ROMA La fumata bianca di Matteo Renzi arriva per Espresso. «Sono leale a Bersani, ma se il suo tentativo fallisce sono pronto a candidarmi», annuncia il sindaco. Renzi c’è. Più che mai in campo. Non attende impaziente la caduta di Bersani, ma neanche tifa per la sua riuscita. Semplicemente, fiuta l’aria, sente odore di elezioni anticipatissime, e dà voce a quanti invocano non più tanto la sua discesa in campo, che c’è già stata, quanto l’occupazione del campo. Una lancia acuminata spezza a suo favore Michele Salvati, uno dei massimi ispiratori della nascita del Pd, che sul Mulino di cui è direttore scrive: «Renzi è l’ultima occasione che ha il Pd, non sprecatela».
SMOTTAMENTO
Al momento, però, il Pd appare impegnato nell’ingrato e difficile tentativo del suo leader di dare vita a una maggioranza e a un governo con l’appoggio dei grillini. Un tentativo che in tanti definiscono impossibile, facendo capire che l’obiettivo vero in realtà è un altro: tentare il tentabile, e se tutto salta andare alle elezioni sempre con Bersani candidato premier. E in quel caso nel Pd è prevedibile si aprirebbe un vero e proprio scontro all’arma bianca. Anche perché a sostenere Bersani sono al momento ancora in tanti nel partito, ma tanti sono anche quelli che hanno già fatto capire di volersi spostare su Renzi (ex popolari, franceschiniani, veltroniani, lettiani), alcuni lo hanno anche annunciato, altri a sorpresa, come il ”giovane turco” Matteo Orfini, ha spiegato che «con il sindaco di Firenze non intendiamo fare una sfida all’ok Corral», mentre sulle pagine del Corriere fiorentino non disdegna uscite favorevoli all’indirizzo del rottamatore.
PORCELLUM DA CAMBIARE
Renzi si trova un po’ nella situazione di Walter Veltroni all’epoca dell’ultimo governo Prodi, leale al Professore ma anche conscio che alle urne si poteva arrivare da un momento all’altro e bisognava quindi essere pronti. «Non mi sostituisco a Napolitano, ma prevedo una legislatura breve», premette. E dunque: Renzi auspica che prima del ritorno al voto «si possa almeno cambiare la legge elettorale in direzione del modello sindaco d’Italia. Se alla Sistina si votasse con il Porcellum, uscirebbero eletti in quattro». Su Grillo, invita il Pd a non andare a rimorchio del programma cinquestelle, ma di intavolare ogni discorso sulla base del programma democrat. Punterebbe alla segreteria? Renzi spiega ancora una volta che il percorso che ha in mente non prevede scalate al vertice del Pd, ma direttamente la candidatura a palazzo Chigi. Scissioni in vista? Altri partiti all’orizzonte? Anche qui, chiarezza e lealtà: «Sono rimasto nel Pd e con Bersani non solo perché leale alla ditta, ma anche perché penso che il Paese abbia bisogno di due grandi partiti, non possiamo continuare con l’idea che ognuno si fa il suo partitino». Il sindaco annuncia un suo piano del lavoro, un «job Act» che definisce «molto innovativo», anche per pararsi dall’accusa di non pensare ai temi del lavoro e dell’occupazione. C’è poi la stoccata finale interna che prende di mira l’amico Beppe Fioroni: «Quando ho letto che anche Fioroni mi appoggerebbe, mi è venuto qualche dubbio».

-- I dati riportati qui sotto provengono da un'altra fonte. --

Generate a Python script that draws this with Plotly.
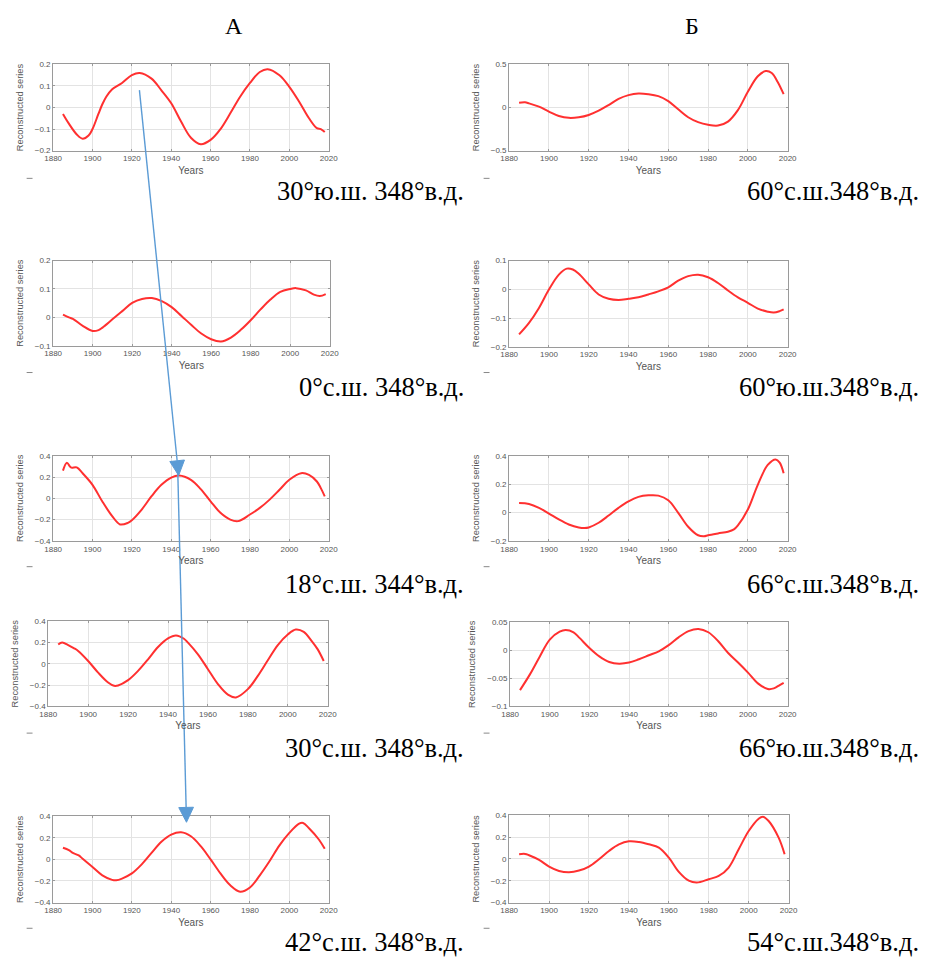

E Fioroni chiamato in causa non è uno che le manda a dire. Replica: «Non dir gatto se non l’hai nel sacco... Matteo vuole un evento traumatico. Solo che, ogni volta che Matteo fa uscite di questo tipo, Franceschini si rabbuia, Veltroni si incavola, i turchi si spaventano, non so quanto gli convenga».